Seguiram para os acampamentos onde receberam um treinamento mais específico para a guerra, aprendendo sobre as armas norte-americanas que iriam utilizar, sobre as que o inimigo usava, sobre a tecnologia da guerra e estratégias de batalha. Essa preparação deixou evidente que as primeiras instruções recebidas ainda no Brasil haviam sido insuficientes para treinar as tropas adequadamente. A Força Aérea Brasileira (FAB), o célebre grupo do “Senta a pua!”, já estava assentada na cidade de Pisa, e essa fora mais bem preparada, com um período de estágio nos Estados Unidos, para aprenderem a voar nos aviões Thunderbolts, além do tempo que passaram patrulhando a costa brasileira em busca dos temíveis submarinos alemães que afundaram tantas embarcações brasileiras.

A campanha na Itália era considerada secundária no panorama geral da guerra, que estava mais encarniçada na França e no Leste Europeu, mas era importante manter os alemães ocupados, derrotar Mussolini e reconquistar o território do norte da Itália, na fronteira com a Áustria. A guerra acontecia nas montanhas conhecidas como Apeninos, que formavam a Linha Gótica e dificultavam muito a tarefa dos Aliados de penetrar o bloqueio alemão e retomar as cidades do norte italiano. Os brasileiros foram encaminhados para essa frente de batalha e seriam responsáveis pela conquista daqueles morros que permitiriam a tomada da cidade de Bolonha, considerada estratégica para os norte-americanos.

Talvez a mais significativa de todas as batalhas nas quais os brasileiros estiveram envolvidos tenha sido a da conquista de Monte Castello, sobretudo em virtude das quatro derrotas sofridas pelos pracinhas (e a perda de significativo número de vidas) antes da conquista final em fevereiro de 1945. As derrotas foram causadas por erros táticos, falta de apoio aéreo e de artilharia, e pelas condições já bastante duras causadas pelo clima frio nas montanhas.
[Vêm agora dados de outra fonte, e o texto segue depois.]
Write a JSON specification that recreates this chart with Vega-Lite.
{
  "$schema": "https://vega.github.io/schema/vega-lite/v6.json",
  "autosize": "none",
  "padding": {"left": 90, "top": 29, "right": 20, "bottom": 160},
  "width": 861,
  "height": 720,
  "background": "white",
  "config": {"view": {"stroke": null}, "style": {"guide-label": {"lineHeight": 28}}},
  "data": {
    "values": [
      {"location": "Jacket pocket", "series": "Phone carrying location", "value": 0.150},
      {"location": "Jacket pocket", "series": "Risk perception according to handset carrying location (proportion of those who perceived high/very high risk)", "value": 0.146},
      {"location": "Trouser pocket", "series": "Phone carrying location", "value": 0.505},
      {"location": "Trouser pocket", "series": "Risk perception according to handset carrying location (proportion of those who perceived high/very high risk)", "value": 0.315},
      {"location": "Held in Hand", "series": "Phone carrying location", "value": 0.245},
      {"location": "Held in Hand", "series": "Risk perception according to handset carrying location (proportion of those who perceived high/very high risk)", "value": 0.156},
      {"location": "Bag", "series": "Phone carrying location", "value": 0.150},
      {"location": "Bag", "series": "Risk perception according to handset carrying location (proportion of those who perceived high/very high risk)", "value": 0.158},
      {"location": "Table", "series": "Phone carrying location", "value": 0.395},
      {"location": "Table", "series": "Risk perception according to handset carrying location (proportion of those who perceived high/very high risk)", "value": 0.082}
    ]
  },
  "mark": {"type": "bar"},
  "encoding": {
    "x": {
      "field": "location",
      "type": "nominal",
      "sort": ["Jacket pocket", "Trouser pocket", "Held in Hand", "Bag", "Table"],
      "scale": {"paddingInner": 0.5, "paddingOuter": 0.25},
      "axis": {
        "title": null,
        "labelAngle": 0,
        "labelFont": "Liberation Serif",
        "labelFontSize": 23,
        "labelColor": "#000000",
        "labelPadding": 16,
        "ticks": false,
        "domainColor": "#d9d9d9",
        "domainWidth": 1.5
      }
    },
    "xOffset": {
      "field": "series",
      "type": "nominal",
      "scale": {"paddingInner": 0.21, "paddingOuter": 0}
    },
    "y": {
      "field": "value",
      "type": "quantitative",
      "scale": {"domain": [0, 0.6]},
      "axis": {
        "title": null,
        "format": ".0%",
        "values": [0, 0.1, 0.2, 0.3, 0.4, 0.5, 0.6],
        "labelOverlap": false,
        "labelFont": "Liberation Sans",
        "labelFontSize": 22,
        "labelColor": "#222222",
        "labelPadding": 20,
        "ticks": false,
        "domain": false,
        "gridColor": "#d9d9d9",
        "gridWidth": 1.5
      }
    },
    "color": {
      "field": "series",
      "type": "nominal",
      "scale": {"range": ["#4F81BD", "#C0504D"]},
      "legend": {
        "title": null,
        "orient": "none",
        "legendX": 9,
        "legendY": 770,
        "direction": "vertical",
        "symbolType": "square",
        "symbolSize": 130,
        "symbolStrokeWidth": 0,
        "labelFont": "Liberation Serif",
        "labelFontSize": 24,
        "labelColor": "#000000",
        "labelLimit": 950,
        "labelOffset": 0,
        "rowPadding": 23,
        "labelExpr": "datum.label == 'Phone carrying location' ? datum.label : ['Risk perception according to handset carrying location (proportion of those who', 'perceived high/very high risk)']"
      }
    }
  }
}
O inverno italiano entre 1944 e 1945 havia sido particularmente rigoroso, com temperaturas de até menos 20 graus celsius, o que dificultava percorrer os terrenos montanhosos nevados, gelados e enlameados. Somente com o apoio da FAB, de artilharia pesada, da 10ª Divisão de Montanha norte-americana, em um esforço conjunto, foi possível conquistar o fatídico Monte Castello, e os montes Belvedere, Castelnuovo e Della Torraccia. Essa vitória provou que não faltava coragem ou combatividade aos nossos pracinhas, muito pelo contrário, pois mostraram bravura nas batalhas, além de bom humor e alegria fora delas, o que os sambinhas compostos pelos brasileiros nos horários de folga não negam.
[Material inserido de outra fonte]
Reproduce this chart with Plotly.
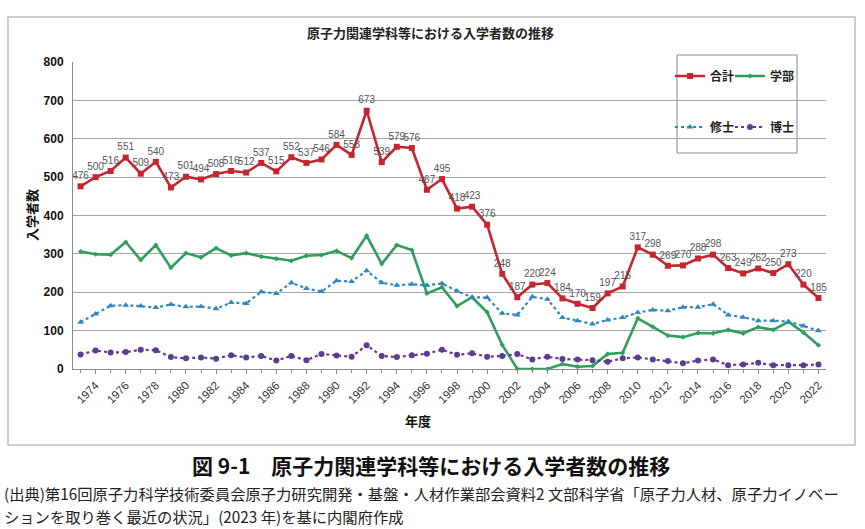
import plotly.graph_objects as go

years = list(range(1973, 2023))
tick_years = [y for y in years if y % 2 == 0]
tick_labels = [str(y) for y in tick_years]

total = [476, 500, 516, 551, 509, 540, 473, 501, 494, 508,
         516, 512, 537, 515, 552, 537, 546, 584, 558, 673,
         539, 579, 576, 467, 495, 418, 423, 376, 248, 187,
         220, 224, 184, 170, 159, 197, 215, 317, 298, 269,
         270, 288, 298, 263, 249, 262, 250, 273, 220, 185]

undergrad = [306, 299, 298, 331, 284, 323, 264, 302, 291, 315,
             296, 302, 293, 287, 282, 295, 297, 308, 289, 347,
             274, 323, 310, 197, 213, 164, 187, 148, 63, 0,
             0, 0, 13, 6, 8, 39, 42, 132, 110, 87,
             83, 94, 93, 102, 93, 109, 102, 123, 95, 62]

master = [122, 143, 165, 166, 164, 160, 168, 162, 163, 157,
          173, 171, 201, 197, 225, 210, 202, 230, 228, 256,
          225, 218, 221, 218, 223, 203, 187, 186, 145, 141,
          188, 182, 134, 126, 117, 128, 134, 147, 154, 152,
          161, 161, 169, 141, 135, 126, 126, 124, 112, 100]

doctor = [38, 48, 43, 44, 50, 49, 31, 28, 30, 27,
          36, 30, 34, 22, 34, 23, 39, 35, 32, 62,
          34, 31, 36, 40, 50, 37, 41, 32, 34, 39,
          25, 32, 26, 25, 23, 19, 28, 30, 25, 21,
          15, 22, 25, 10, 12, 16, 10, 10, 10, 12]

names = ["合計", "学部", "修士", "博士"]

W, H = 865, 529
L, R, T, B = 73, 826, 62, 369


def px_x(p):
    return (p - L) / (R - L)


def px_y(p):
    return (B - p) / (B - T)


JP = "Noto Sans CJK JP"
red = "#C3262E"
green = "#2E9E5A"
blue = "#2F86C2"
purple = "#5E3C8F"

fig = go.Figure()
fig.add_trace(go.Scatter(
    x=years, y=total, name=names[0], mode="lines+markers+text",
    line=dict(color=red, width=2.6),
    marker=dict(symbol="square", size=6, color=red),
    text=[str(v) for v in total], textposition="top center",
    textfont=dict(family="Liberation Sans", size=10, color="#555555"),
    cliponaxis=False, legend="legend"))
fig.add_trace(go.Scatter(
    x=years, y=undergrad, name=names[1], mode="lines+markers",
    line=dict(color=green, width=2.6),
    marker=dict(symbol="diamond", size=4, color=green),
    cliponaxis=False, legend="legend2"))
fig.add_trace(go.Scatter(
    x=years, y=master, name=names[2], mode="lines+markers",
    line=dict(color=blue, width=2.2, dash="dot"),
    marker=dict(symbol="triangle-up", size=6, color=blue),
    cliponaxis=False, legend="legend3"))
fig.add_trace(go.Scatter(
    x=years, y=doctor, name=names[3], mode="lines+markers",
    line=dict(color=purple, width=2.2, dash="dot"),
    marker=dict(symbol="circle", size=6, color=purple),
    cliponaxis=False, legend="legend4"))


def leg(px, py):
    return dict(
        x=px_x(px), y=px_y(py),
        orientation="v", xanchor="left", yanchor="middle",
        bgcolor="rgba(0,0,0,0)", borderwidth=0, itemwidth=30,
        font=dict(family=JP, size=12, color="#222222", weight="bold"),
        itemclick=False, itemdoubleclick=False)


fig.update_layout(
    width=W, height=H,
    margin=dict(l=L, r=W - R, t=T, b=H - B, autoexpand=False),
    paper_bgcolor="white", plot_bgcolor="white",
    showlegend=True,
    legend=leg(670, 76),
    legend2=leg(730, 76),
    legend3=leg(670, 127),
    legend4=leg(730, 127),
    xaxis=dict(
        range=[1972.5, 2022.5], tickmode="array",
        tickvals=tick_years, ticktext=tick_labels, tickangle=-45,
        tickfont=dict(family="Liberation Sans", size=11.5, color="#333333"),
        showgrid=False, zeroline=False, showline=True,
        linecolor="#8C8C8C", linewidth=1, automargin=False,
        ticks="outside", ticklen=4, tickcolor="#8C8C8C",
        minor=dict(dtick=1, ticks="outside", ticklen=3, tickcolor="#8C8C8C"),
    ),
    yaxis=dict(
        range=[0, 800], dtick=100, tickmode="linear", tick0=0,
        tickfont=dict(family="Liberation Sans", size=12, color="#111111",
                      weight="bold"),
        showgrid=True, gridcolor="#A6A6A6", gridwidth=1, automargin=False,
        zeroline=False, showline=True, linecolor="#8C8C8C", linewidth=1,
        ticks="", ticklabelstandoff=6,
    ),
)

# chart frame and legend box
fig.add_shape(type="rect", xref="paper", yref="paper",
              x0=px_x(8), x1=px_x(855), y0=px_y(445), y1=px_y(17),
              line=dict(color="#BDBDBD", width=1.5), layer="below")
fig.add_shape(type="rect", xref="paper", yref="paper",
              x0=px_x(677), x1=px_x(797), y0=px_y(153), y1=px_y(55),
              line=dict(color="#8A8A8A", width=1), fillcolor="white",
              layer="below")

ann = [
    dict(text="原子力関連学科等における入学者数の推移", x=px_x(430), y=px_y(33),
         font=dict(family=JP, size=13, color="#222222", weight="bold")),
    dict(text="入学者数", x=px_x(31), y=px_y(215), textangle=-90,
         font=dict(family=JP, size=13, color="#111111", weight="bold")),
    dict(text="年度", x=px_x(418), y=px_y(420),
         font=dict(family=JP, size=13, color="#111111", weight="bold")),
    dict(text="図 9-1　原子力関連学科等における入学者数の推移", x=px_x(431), y=px_y(465),
         font=dict(family=JP, size=21, color="#111111", weight="bold")),
]
for a in ann:
    fig.add_annotation(xref="paper", yref="paper", showarrow=False,
                       xanchor="center", yanchor="middle", **a)

src = [
    ("(出典)第16回原子力科学技術委員会原子力研究開発・基盤・人材作業部会資料2 文部科学省「原子力人材、原子力イノベー", 493),
    ("ションを取り巻く最近の状況」(2023 年)を基に内閣府作成", 516),
]
for txt, py in src:
    fig.add_annotation(xref="paper", yref="paper", showarrow=False,
                       x=px_x(2), y=px_y(py), xanchor="left", yanchor="middle",
                       text=txt,
                       font=dict(family=JP, size=15.3, color="#222222"))

fig.write_html("out.html",
               config={"displayModeBar": False},
               post_script="document.body.style.margin='0';"
                           "document.body.style.overflow='hidden';")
À batalha de Monte Castello se seguiu a conquista de Montese, em circunstância diversa – batalha em meio urbano –, mas tão dura quanto as de montanha, resultando também em muitas baixas de pracinhas. A tomada de Montese foi um passo importante para a chegada e conquista de Bolonha, o objetivo principal dos aliados naquela frente de batalha. Em Fornovo de Taro, dias antes da rendição total dos alemães em 2 de maio de 1945, os brasileiros receberam a rendição de uma divisão inteira de infantaria alemã e parte de divisões italianas, num total de pelo menos 15 mil prisioneiros de uma só vez!

Os brasileiros ficaram ainda alguns meses na Itália, até que todos os preparativos para a volta estivessem prontos, uma vez declarado o fim da guerra. Cidades como Massarosa, Bozzano, Chiesa, Camaione, Monte Prano, Castelnuovo de Garfagnana, Borgo, Fornoli, Vignola, Barga, entre muitas outras, deveram aos brasileiros sua liberação do jugo alemão e do nazifascismo. Os pracinhas voltavam para casa vitoriosos e felizes com a alegria demonstrada pelos moradores das pequenas cidades italianas quando viam chegar i brasiliani, os liberatori, que punham fim aos tormentos de anos de guerra que assolaram suas vidas.